Tibalah kita pada pembicara yang terakhir, yaitu Chrisbiantoro. Chris mengawali sesi pemaparannya dengan menonjolkan peristiwa-peristiwa tindak kekerasan dan pelanggaran HAM yang dilakukan oleh personil kepolisian. Banyak data dan temuan KontraS yang Chris utarakan kepada publik, termasuk juga penjelasan bahwa dari tahun ke tahun akuntabilitas institusi Polri terus dipertanyakan, hal ini dapat dilihat di berbagai laporan-laporan KontraS yang berdasar pada investigasi dan pemantauan yang KontraS lakukan. Chris tak lupa menambahkan, bahwa ada yang salah dengan cara Polri menjalankan tugas dan wewenangnya bahwa Kepolisian seringkali menggunakan cara-cara kekerasan dan tidak manusiawi di berbagai peristiwa, dan ini tidak sesuai dengan mandate Polri yang seharusnya berperan sebagai pengayom dan pelindung masyarakat, namun di banyak kejadian, Polri malah menjadi kelompok yang terlihat dominan melakukan kekerasan dan menjadi ‘teror’ bagi masyarakat.

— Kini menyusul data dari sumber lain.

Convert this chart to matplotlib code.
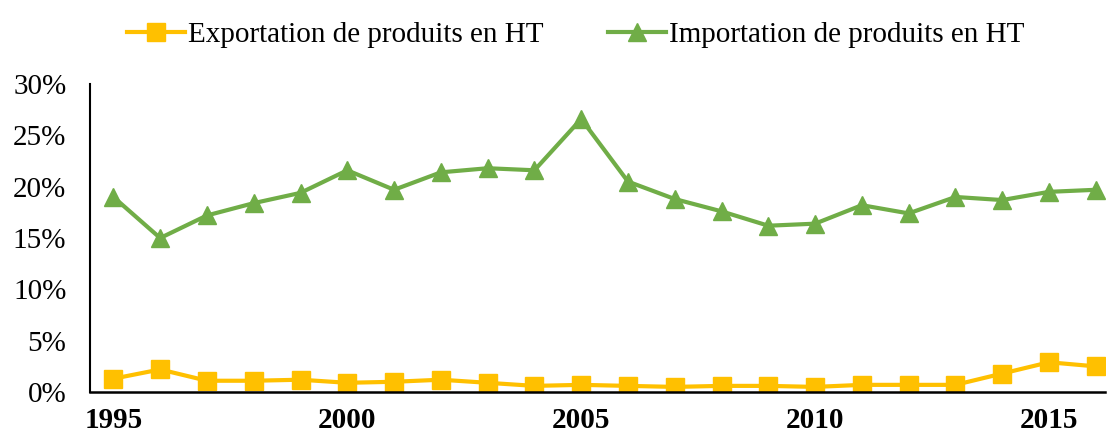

Seusai pemaparan, diskusi publik dilanjutkan dengan sesi tanya jawab yang kali ini diwarnai dengan beberapa pertanyaan dan sharing dari teman-teman mahasiswa. Adapun cerita dan pertanyaan yang muncul dari mereka adalah tentang bagaimana Polri menerapkan kultur "anti korupsi" di tubuh Polri itu sendiri, bagaimana sistem pengadaan atau pengembangan teknologi, juga tentang bagaimana personil Polri itu sendiri paham akan maksud "Reformasi Polri" dan harapan akan insititusi Polri yang lebih memuliakan manusia kedepannya.